You could see those towers anywhere this side of Central Park! It was a navigational device. Just spot out the twins and the urban jungle known as Manhattan became less of a maze. And now it’s gone. The thought enters my head regularly, and my heart makes a leap. Often I’ll deny the thought in disbelief, “It can’t be.” Then I recall that the media with all its touch-up magic and deception could and would never pull off a prank so grand. In fact, a front-page article in the NY Times for September 17th reported that the media was losing hundreds of millions from lost advertising. Indeed, who gives SUVs and Hanes underwear a second thought when thousands are dead and dying under rubble of concrete and steel?

My point being, this has entered my psyche. My quaint little reality of living the quaint college life in the beautiful, isolated town of Flagstaff, Arizona, has been shaken up. I may still try out the latest Mexican restaurant, endure another typical jam band while I drink it up at the bar and take my favorite shortcut through the alley, but my existence feels more tied to a national reality of terror. My God! I have friends in New York! Many friends of friends there. To them, their home is like London in 1942. Friends of my friend’s friends surely died in the “attack.” There is the remote possibility that I could be drafted, forcing me to sneak up to Canada through a hole in North Dakota. That thought excites me in a perverse way. I’ve often had fantasies of saying goodbye to the U.S. of A. But I digress; this is an awful thing. It is a tragedy beyond the comprehension of this post-modern head. And yet, yet …

About a month ago on August 16th, 2001, I was lucky enough to see Radiohead live at Liberty State Park. It was an outdoor venue on the small island about a half-mile behind the Statue of Liberty. The statue was behind the stage, just to the right of Thom York’s head as he crooned images of a world paranoid, confused and corrupt. Directly to my left was the Manhattan skyline, lit up in the night air. The prominent landmark was, of course, the World Trade Center. Dwarfing everything around it. I looked at it in reverence, and fear. While the band played “Exit Music for a Film” I did something that surprised myself, amid thoughts that cutthroat capitalism had its home there and globalization’s greedy fingers crept from there. As Thom sang, “We hope, that you choke, that you choke …” I raised my middle finger at the World Trade Center. The old saying goes “be careful what you wish for.” That wasn’t my direct wish, of course; I was fingering what it symbolized. My abstract symbolism washes away in 70% ethanol when I realize how violent our reaction will be. “For every action there is an equal and opposite reaction.” What a strange twist of fate.

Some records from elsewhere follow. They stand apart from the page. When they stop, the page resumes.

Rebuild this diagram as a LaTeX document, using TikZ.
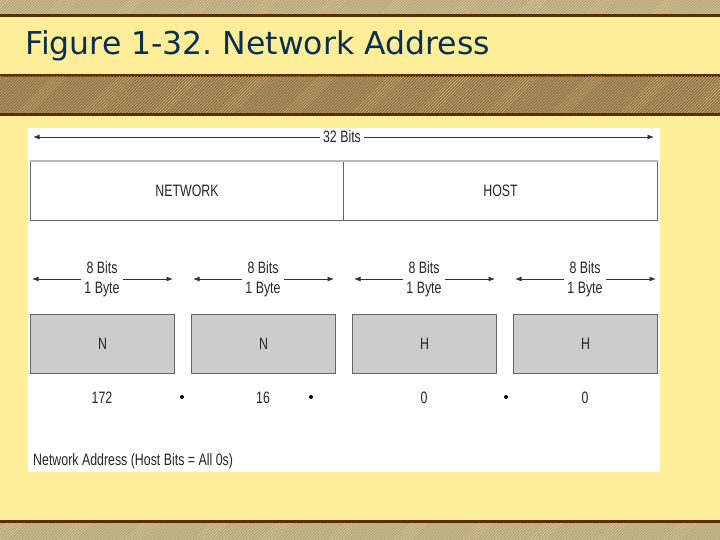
\documentclass[tikz,border=0pt]{standalone}
\usepackage{fontspec}
\usetikzlibrary{arrows.meta,patterns}
\newfontfamily\titlefont{DejaVu Sans}
\newfontfamily\diagfont[FakeStretch=0.75]{Liberation Sans}
\definecolor{bgyellow}{HTML}{FFEE99}
\definecolor{bandlight}{HTML}{B5A680}
\definecolor{banddark}{HTML}{8E7450}
\definecolor{rulebrown}{HTML}{5A3000}
\definecolor{titleblue}{HTML}{0B2F4E}
\definecolor{boxgray}{HTML}{CCCCCC}
\definecolor{edgegray}{HTML}{666666}
\definecolor{streak}{HTML}{D8B868}
\begin{document}
\begin{tikzpicture}[x=1bp,y=-1bp,
  diag/.style={font=\diagfont\fontsize{16.5bp}{20bp}\selectfont, text=black!85},
  field/.style={draw=edgegray, line width=1bp, fill=white, minimum height=59bp, inner sep=0, anchor=north west},
  bytebox/.style={draw=edgegray, line width=1bp, fill=boxgray, minimum width=144bp, minimum height=59bp, inner sep=0, anchor=north west},
  dim/.style={-{Latex[length=6.5bp,width=5bp]}, line width=0.8bp, draw=black!80},
  dotmark/.style={circle, fill=black, inner sep=0, minimum size=4bp},
  band/.style={pattern=north east lines, pattern color=streak},
]
\useasboundingbox (0,0) rectangle (720,540);
% background and bands
\fill[bgyellow] (0,0) rectangle (720,540);
\fill[bandlight] (0,0) rectangle (720,14);
\fill[band, pattern color=streak!70!white] (0,0) rectangle (720,14);
\fill[rulebrown] (0,14) rectangle (720,17);
\fill[rulebrown] (0,74) rectangle (720,77);
\fill[banddark] (0,77) rectangle (720,113);
\fill[band] (0,77) rectangle (720,113);
\fill[rulebrown] (0,113) rectangle (720,116);
\fill[rulebrown] (0,520) rectangle (720,523);
\fill[bandlight] (0,523) rectangle (720,540);
\fill[band, pattern color=streak!70!white] (0,523) rectangle (720,540);
% title
\node[anchor=base west, inner sep=0, text=titleblue, font=\titlefont\fontsize{31.5bp}{36bp}\selectfont] (title) at (25,55) {Figure 1-32.\ Network Address};
% white panel
\fill[white] (28,128) rectangle (660,472);
% 32 bits
\coordinate (tl) at (33,137);
\coordinate (tr) at (654,137);
\node[diag, fill=white] (tb) at (342,137) {32 Bits};
\draw[dim] (tb.west) -- (tb.west -| tl);
\draw[dim] (tb.east) -- (tb.east -| tr);
% network / host fields
\node[field, minimum width=313bp] (net) at (30,161) {};
\node[field, minimum width=314bp] (host) at (343,161) {};
\draw[line width=2bp, gray!55] (net.north west) -- (host.north east);
\node[diag] at (net.center) {NETWORK};
\node[diag] at (host.center) {HOST};
% byte boxes
\foreach \i/\x/\lab/\val in {1/30/N/172, 2/191/N/16, 3/352/H/0, 4/513/H/0}{
  \node[bytebox] (bx\i) at (\x,314) {};
  \node[diag] (bl\i) at (bx\i.center) {\lab};
  \coordinate (al\i) at (\x+2,279);
  \coordinate (ar\i) at (\x+143,279);
  \node[diag, align=center] (lab\i) at (\x+72,279) {8 Bits\\1 Byte};
  \draw[dim] (lab\i.west) -- (lab\i.west -| al\i);
  \draw[dim] (lab\i.east) -- (lab\i.east -| ar\i);
  \node[diag] (num\i) at (\x+72,398) {\val};
}
\node[dotmark] (d1) at (182,397) {};
\node[dotmark] (d2) at (311,397) {};
\node[dotmark] (d3) at (506,397) {};
\node[diag, anchor=west, inner sep=0] (cap) at (33,461) {Network Address (Host Bits = All 0s)};
\end{tikzpicture}
\end{document}
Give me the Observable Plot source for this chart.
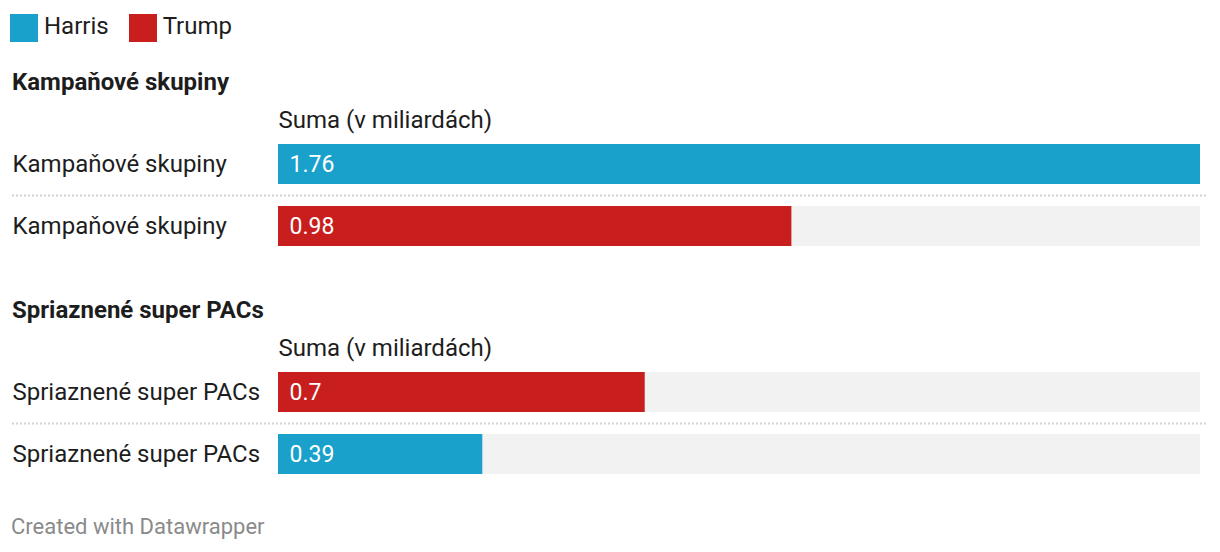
<!DOCTYPE html>
<html>
<head>
<meta charset="utf-8">
<script src="https://cdn.jsdelivr.net/npm/d3@7"></script>
<script src="https://cdn.jsdelivr.net/npm/@observablehq/plot@0.6"></script>
<style>
  html, body { margin: 0; padding: 0; background: #fff; }
  body { font-family: Roboto, "Noto Sans", sans-serif; color: #1d1d1d; width: 1220px; }
  .legend { display: flex; align-items: center; margin-top: 14px; height: 28px; padding-left: 10px; font-size: 24px; }
  .legend .item { display: flex; align-items: center; margin-right: 20px; }
  .legend .sw { width: 28px; height: 28px; margin-right: 6px; }
  .legend .lt { position: relative; top: -2px; }
  .heading { margin-top: 24px; margin-bottom: 2px; height: 32px; line-height: 32px; padding-left: 12px; font-weight: 700; font-size: 24px; }
  .heading.second { margin-top: 37px; }
  svg { display: block; }
  .footer { margin-top: 30px; height: 24px; line-height: 24px; padding-left: 11px; font-size: 22px; color: #8a8a8a; }
</style>
</head>
<body>
<div id="chart"></div>
<script>
// ---- data ----
const legendNames = ["Harris", "Trump"];
const legendColors = ["#19a1cc", "#c81e1e"];
const groupNames = ["Kampaňové skupiny", "Spriaznené super PACs"];
const columnLabel = "Suma (v miliardách)";
const rowGroup = ["Kampaňové skupiny", "Kampaňové skupiny", "Spriaznené super PACs", "Spriaznené super PACs"];
const rowLabel = ["Kampaňové skupiny", "Kampaňové skupiny", "Spriaznené super PACs", "Spriaznené super PACs"];
const rowCandidate = ["Harris", "Trump", "Trump", "Harris"];
const rowValue = [1.76, 0.98, 0.7, 0.39];
const footerText = "Created with Datawrapper";

const rows = rowValue.map((v, i) => ({
  id: "r" + i,
  group: rowGroup[i],
  label: rowLabel[i],
  candidate: rowCandidate[i],
  value: v
}));
const maxValue = d3.max(rowValue);
const colorOf = new Map(legendNames.map((n, i) => [n, legendColors[i]]));

const root = document.getElementById("chart");

// legend
const legend = document.createElement("div");
legend.className = "legend";
legendNames.forEach((n, i) => {
  const item = document.createElement("div");
  item.className = "item";
  const sw = document.createElement("span");
  sw.className = "sw";
  sw.style.background = legendColors[i];
  const t = document.createElement("span");
  t.className = "lt";
  t.textContent = n;
  item.append(sw, t);
  legend.append(item);
});
root.append(legend);

groupNames.forEach((g, gi) => {
  const h = document.createElement("div");
  h.className = "heading" + (gi > 0 ? " second" : "");
  h.textContent = g;
  root.append(h);

  const data = rows.filter(r => r.group === g);
  const ids = data.map(d => d.id);
  const plot = Plot.plot({
    width: 1220,
    height: 157,
    marginTop: 33,
    marginBottom: 0,
    marginLeft: 12,
    marginRight: 12,
    style: { fontFamily: "Roboto, sans-serif", fontSize: "24px", color: "#1d1d1d", background: "transparent" },
    x: { domain: [0, maxValue], range: [278, 1200], axis: null },
    y: { domain: ids, axis: null, paddingInner: 22 / 62, paddingOuter: 11 / 62, align: 0.5 },
    marks: [
      Plot.ruleY(ids.slice(0, -1), { y: d => d, dy: 31, stroke: "#d2d2d2", strokeWidth: 2, strokeDasharray: "2,2" }),
      Plot.barX(data, { y: "id", x1: 0, x2: maxValue, fill: "#f2f2f2" }),
      Plot.barX(data, { y: "id", x1: 0, x2: "value", fill: d => colorOf.get(d.candidate) }),
      Plot.text(data, { y: "id", x: 0, text: d => String(d.value), dx: 11, textAnchor: "start", fill: "white", fontSize: 23 }),
      Plot.text(data, { y: "id", frameAnchor: "left", text: "label", textAnchor: "start", fill: "#1d1d1d", fontSize: 24 }),
      Plot.text([columnLabel], { x: 0, frameAnchor: "top", text: d => d, textAnchor: "start", lineAnchor: "middle", dy: -13, fill: "#1d1d1d", fontSize: 24 })
    ]
  });
  root.append(plot);
});

const footer = document.createElement("div");
footer.className = "footer";
footer.textContent = footerText;
root.append(footer);
</script>
</body>
</html>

I had a nightmare a few days ago that a plane crashed into a five-story apartment in Flagstaff. I checked the news in my dream and they weren’t even mentioning it. As far as I am from being directly impacted by such things as life patterns in Manhattan or knowing victims of the disaster, it’s affecting my psyche. It has affected all people in America, but the real fear now in my mind is our country’s reaction to all this. Blindly proclaiming war, without considering how difficult the war could be. Are we really that much better than the Soviet Union of the ’80s? Even if we do get Osama, will we be safe considering America’s foreign policy atrocities in Iraq, Palestine, Sudan and other Arabic nations? Of course, my non-war solutions are stuck in an idealistic dream world miles away from the right-wing mindset in the Capitol, which aren’t even worth mentioning. Americans are realizing that we are not in a safe little pocket of the planet from which to enforce unilateral power, and we don’t know how to react. Sadly, it appears that it will be the wrong way.